Warnstreik gegen Jobverlust

Tausende Versicherungsangestellte demonstrieren in Köln und Düsseldorf gegen drohenden Arbeitsplatzabbau. Ver.di will die Proteste ausweiten, wenn die Arbeitgeber nicht einlenken

VON DIRK ECKERT

Keine Entlassungen, wenn das Unternehmen Gewinne macht – dafür gingen gestern in Nordrhein-Westfalen bei strömendem Regen tausende Beschäftigte der Versicherungsbranche auf die Straße: In Köln protestierten Angestellte der Allianz gegen den drohenden Arbeitsplatzabbau in ihrem Unternehmen. In der Landeshauptstadt Düsseldorf zogen im Rahmen eines bundesweiten Warnstreiks rund 800 Mitarbeiter der Hamburg-Mannheimer zur Zentrale des Mutterunternehmens, der Ergo-Versicherungsgruppe.

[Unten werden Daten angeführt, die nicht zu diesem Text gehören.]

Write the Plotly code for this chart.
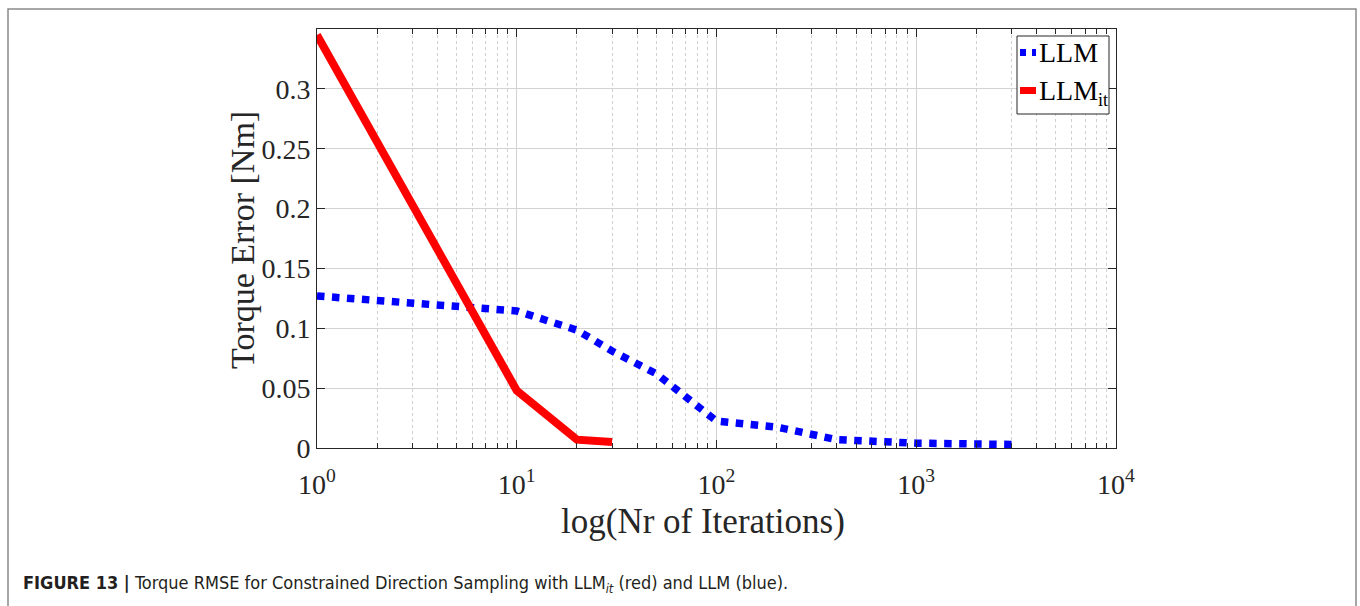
import plotly.graph_objects as go

# ---- data ----
llm_x = [1, 10, 20, 30, 50, 100, 200, 400, 1000, 3000]
llm_y = [0.127, 0.1145, 0.0985, 0.081, 0.062, 0.0225, 0.0175, 0.007, 0.004, 0.003]
llmit_x = [1, 10, 20, 30]
llmit_y = [0.345, 0.048, 0.007, 0.005]

x_tickvals = [1, 10, 100, 1000, 10000]
x_ticktext = ["10<sup>0</sup>", "10<sup>1</sup>", "10<sup>2</sup>", "10<sup>3</sup>", "10<sup>4</sup>"]
y_tickvals = [0, 0.05, 0.1, 0.15, 0.2, 0.25, 0.3]
y_ticktext = ["0", "0.05", "0.1", "0.15", "0.2", "0.25", "0.3"]
minor_x = [m * d for d in [1, 10, 100, 1000] for m in range(2, 10)]

SERIF = "Liberation Serif, Times New Roman, serif"
DARK = "#262626"

W, H = 1360, 606
L, R, T, B = 317, 244, 29, 158
PW, PH = W - L - R, H - T - B


def px(xp):
    return (xp - L) / PW


def py(yp):
    return (H - B - yp) / PH


fig = go.Figure()
fig.add_trace(go.Scatter(x=llm_x, y=llm_y, mode="lines", name="LLM",
                         line=dict(color="#0000ff", width=7.5, dash="dot")))
fig.add_trace(go.Scatter(x=llmit_x, y=llmit_y, mode="lines", name="LLM<sub>it</sub>",
                         line=dict(color="#ff0000", width=8)))

fig.update_layout(
    width=W, height=H,
    margin=dict(l=L, r=R, t=T, b=B, autoexpand=False),
    paper_bgcolor="white", plot_bgcolor="white",
    showlegend=False,
    font=dict(family=SERIF, color=DARK),
)

fig.update_xaxes(
    type="log", range=[0, 4], automargin=False,
    tickmode="array", tickvals=x_tickvals, ticktext=x_ticktext,
    tickfont=dict(family=SERIF, size=28, color=DARK),
    ticks="inside", ticklen=8, tickcolor=DARK, tickwidth=1,
    showline=True, linecolor=DARK, linewidth=1, mirror="ticks",
    showgrid=True, gridcolor="#d2d2d2", gridwidth=1,
    zeroline=False, ticklabelstandoff=11,
    minor=dict(tickmode="array", tickvals=minor_x, ticks="inside", ticklen=5,
               tickcolor=DARK, showgrid=True, gridcolor="#d0d0d0",
               griddash="dot", gridwidth=1),
)
fig.update_yaxes(
    range=[0, 0.35], automargin=False,
    tickmode="array", tickvals=y_tickvals, ticktext=y_ticktext,
    tickfont=dict(family=SERIF, size=28, color=DARK),
    ticks="inside", ticklen=8, tickcolor=DARK, tickwidth=1,
    showline=True, linecolor=DARK, linewidth=1, mirror="ticks",
    showgrid=True, gridcolor="#d2d2d2", gridwidth=1,
    zeroline=False,
)

ann = []
# axis titles
ann.append(dict(text="log(Nr of Iterations)", x=px(703), y=py(521), xref="paper", yref="paper",
                showarrow=False, xanchor="center", yanchor="middle",
                font=dict(family=SERIF, size=35, color=DARK)))
ann.append(dict(text="Torque Error [Nm]", x=px(242), y=py(240), xref="paper", yref="paper",
                showarrow=False, textangle=-90, xanchor="center", yanchor="middle",
                font=dict(family=SERIF, size=34, color=DARK)))
# legend texts
ann.append(dict(text="LLM", x=px(1037), y=py(53), xref="paper", yref="paper",
                showarrow=False, xanchor="left", yanchor="middle",
                font=dict(family=SERIF, size=28, color="black")))
ann.append(dict(text="LLM<sub><span style='font-size:18px'>it</span></sub>", x=px(1037), y=py(92),
                xref="paper", yref="paper",
                showarrow=False, xanchor="left", yanchor="middle",
                font=dict(family=SERIF, size=28, color="black")))
# caption
ann.append(dict(text="<b>FIGURE 13 |</b> Torque RMSE for Constrained Direction Sampling with LLM<sub><i>it</i></sub> (red) and LLM (blue).",
                x=px(21), y=py(584), xref="paper", yref="paper",
                showarrow=False, xanchor="left", yanchor="middle",
                font=dict(family="Liberation Sans Narrow, DejaVu Sans Condensed, Arial Narrow, sans-serif",
                          size=18, color="#231f20")))
fig.update_layout(annotations=ann)

shapes = []
# outer frame
shapes.append(dict(type="rect", xref="paper", yref="paper",
                   x0=px(8), x1=px(1356), y0=py(9), y1=py(640),
                   line=dict(color="#8a8a8a", width=1.5), fillcolor="rgba(0,0,0,0)", layer="below"))
# legend box
shapes.append(dict(type="rect", xref="paper", yref="paper",
                   x0=px(1017), x1=px(1109), y0=py(114), y1=py(36),
                   line=dict(color=DARK, width=1), fillcolor="white", layer="above"))
# legend samples
shapes.append(dict(type="line", xref="paper", yref="paper",
                   x0=px(1020), x1=px(1036), y0=py(52.5), y1=py(52.5),
                   line=dict(color="#0000ff", width=7, dash="6px,6px"), layer="above"))
shapes.append(dict(type="line", xref="paper", yref="paper",
                   x0=px(1020), x1=px(1036), y0=py(90.5), y1=py(90.5),
                   line=dict(color="#ff0000", width=7), layer="above"))
fig.update_layout(shapes=shapes)

fig.write_html("out.html")
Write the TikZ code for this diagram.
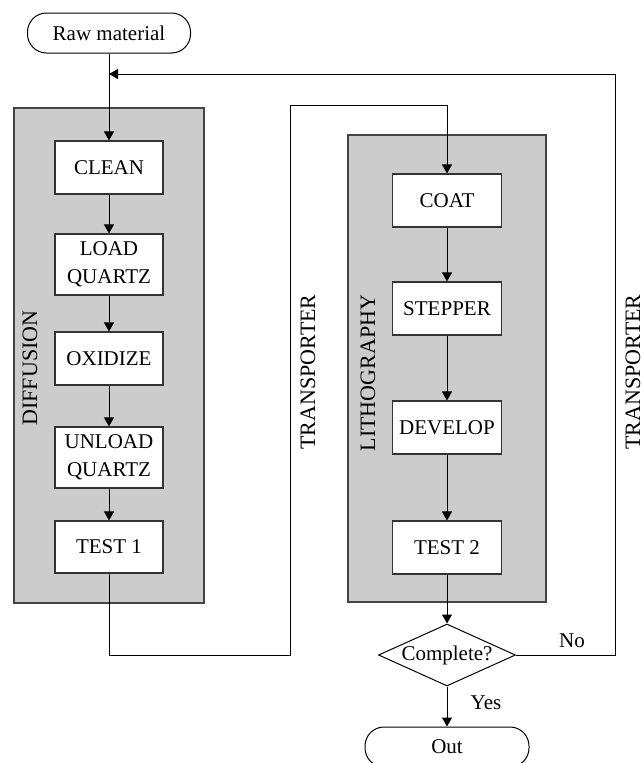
\documentclass[tikz,border=0pt]{standalone}
\usepackage{fontspec}
\setmainfont{Liberation Serif}
\usetikzlibrary{shapes.geometric,arrows.meta}
\definecolor{grp}{HTML}{CCCCCC}
\definecolor{grpline}{HTML}{444444}
\definecolor{boxline}{HTML}{333333}
\tikzset{
  every node/.style={font=\fontsize{21}{28}\selectfont},
  procbox/.style={draw=boxline, line width=1.1pt, fill=white, minimum width=108pt, inner sep=0pt, align=center},
  onebox/.style={procbox, minimum height=53pt},
  twobox/.style={procbox, minimum height=61pt},
  grpbox/.style={draw=grpline, line width=1.1pt, fill=grp, inner sep=0pt},
  termbox/.style={draw, line width=1pt, fill=white, rounded corners=19pt, inner sep=0pt},
  decbox/.style={draw, line width=1pt, fill=white, diamond, shape aspect=2.2, inner sep=0pt, minimum width=137pt, minimum height=62pt},
  arr/.style={line width=1pt, -{Triangle[length=9pt,width=10pt]}},
  ln/.style={line width=1pt},
  vlabel/.style={rotate=90, font=\fontsize{22}{26}\selectfont}
}
\begin{document}
\begin{tikzpicture}[x=1pt,y=-1pt]
\useasboundingbox (0,0) rectangle (644,763);
% group boxes
\node[grpbox, minimum width=190pt, minimum height=495pt] (diff) at (109,355.5) {};
\node[grpbox, minimum width=198pt, minimum height=467pt] (litho) at (447,368.5) {};
\node[vlabel] (difflbl) at (30,368) {DIFFUSION};
\node[vlabel] (litholbl) at (368,373) {LITHOGRAPHY};
\node[vlabel] (tr1) at (308,372) {TRANSPORTER};
\node[vlabel] (tr2) at (633,372) {TRANSPORTER};
% terminals
\node[termbox, minimum width=163pt, minimum height=40pt] (raw) at (109,33) {Raw material};
\node[termbox, minimum width=164pt, minimum height=40pt] (out) at (447,747) {Out};
% diffusion steps
\node[onebox] (clean) at (109,167.5) {CLEAN};
\node[twobox] (loadq) at (109,264.5) {LOAD\\QUARTZ};
\node[onebox] (oxid) at (109,358.5) {OXIDIZE};
\node[twobox] (unload) at (109,457.5) {UNLOAD\\QUARTZ};
\node[onebox, minimum height=52pt] (test1) at (109,547) {TEST 1};
% lithography steps
\node[onebox, minimum width=109pt] (coat) at (447,200.5) {COAT};
\node[onebox, minimum width=109pt] (stepper) at (447,308.5) {STEPPER};
\node[onebox, minimum width=109pt] (develop) at (447,427.5) {DEVELOP};
\node[onebox, minimum width=109pt] (test2) at (447,547.5) {TEST 2};
% decision
\node[decbox] (complete) at (447,655) {Complete?};
% labels
\node (nolbl) at (572,641) {No};
\node (yeslbl) at (486,703) {Yes};
% helper coordinates
\coordinate (fbtop) at (615,74);
\coordinate (fbjoin) at (109,74);
\coordinate (bl) at (290,655);
\coordinate (trc) at (447,105);
% connectors
\draw[arr] (raw.south) -- (clean.north);
\draw[arr] (clean) -- (loadq);
\draw[arr] (loadq) -- (oxid);
\draw[arr] (oxid) -- (unload);
\draw[arr] (unload) -- (test1);
\draw[arr] (test1.south) |- (bl) |- (trc) -- (coat.north);
\draw[arr] (coat) -- (stepper);
\draw[arr] (stepper) -- (develop);
\draw[arr] (develop) -- (test2);
\draw[arr] (test2) -- (complete);
\draw[arr] (complete) -- (out);
\draw[arr] (complete.east) -| (fbtop) -- (fbjoin);
\end{tikzpicture}
\end{document}
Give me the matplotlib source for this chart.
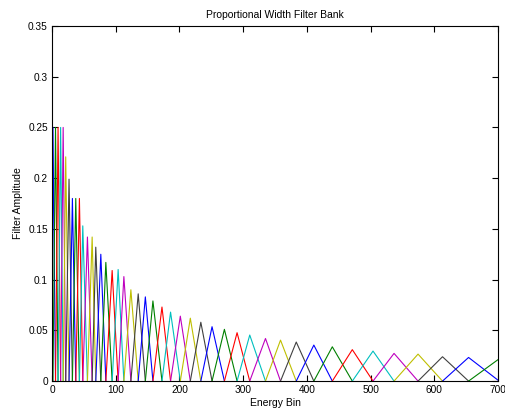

Die Dienstleistungsgewerkschaft Ver.di in NRW kündigte gegenüber der taz weitere Warnstreiks in Nordrhein-Westfalen bis zum 28. November an. Für diesen Tag sind die nächsten Tarifverhandlungen mit der Versicherungswirtschaft angesetzt. Ver.di will in den laufenden Verhandlungen einen Verzicht auf betriebsbedingte Kündigungen bei Umstrukturierungen sowie eine Gehaltserhöhung von 4,5 Prozent durchsetzen. „Die Arbeitgeber weigern sich, mit uns über Beschäftigungssicherung zu reden“, kritisierte Frank Fassin von Ver.di in NRW. „Sollten die Verhandlungen scheitern, wird es nicht bei kurzen, befristeten Streiks bleiben“, warnte der Gewerkschafter außerdem: „Die Kollegen sind nicht mehr bereit, sich auspressen zu lassen wie eine Zitrone.“

Nach Einschätzungen von Fassin, der auch Mitglied im Aufsichtsrat von Ergo ist, dürften in den nächsten zwei Jahren allein bei der Hamburg-Mannheimer 1.500 Arbeitsplätze gestrichen werden, was einem Viertel aller Beschäftigten entspricht. Dabei gehe es dem Unternehmen gut, kritisierte Fassin: „Die Hamburg-Mannheimer liefert im Jahr ca. 100 Millionen Euro an Ergo ab.“

Bei der Allianz ist die Lage ähnlich: Obwohl das Münchner Unternehmen im dritten Quartal 2005 mit 794 Millionen 326 Millionen Euro mehr Gewinn als im selben Zeitraum des Vorjahres verzeichnet, will der Versicherungskonzern im Zuge von Umstrukturierungen laut Presseberichten möglicherweise jeden fünften Arbeitsplatz streichen. Das Unternehmen hat die Zahl bislang zwar nicht bestätigt, aber trotzdem zogen gestern in Köln laut Betriebsrat 1.400 „Allianzer“ durch die Innenstadt. Dort hat die Allianz ihre NRW-Zentrale. Zuvor fand in der Domstadt eine Betriebsversammlung statt, zu der auch die Kölner Unternehmensspitze des Münchner Versicherungskonzerns erschienen war. „Die Geschäftsleitung hat keine Zusagen machen können“, bedauerte Betriebsratsvorsitzende Gabriele Burkhardt-Berg danach gegenüber der taz. Sie forderte, etwaigen Arbeitsplatzabbau durch Teilzeitarbeit oder den Verzicht auf Neueinstellungen aufzufangen. „Die Allianz ist ein so ertragreiches Unternehmen, dass das auch sozialverträglich geht“, sagte sie.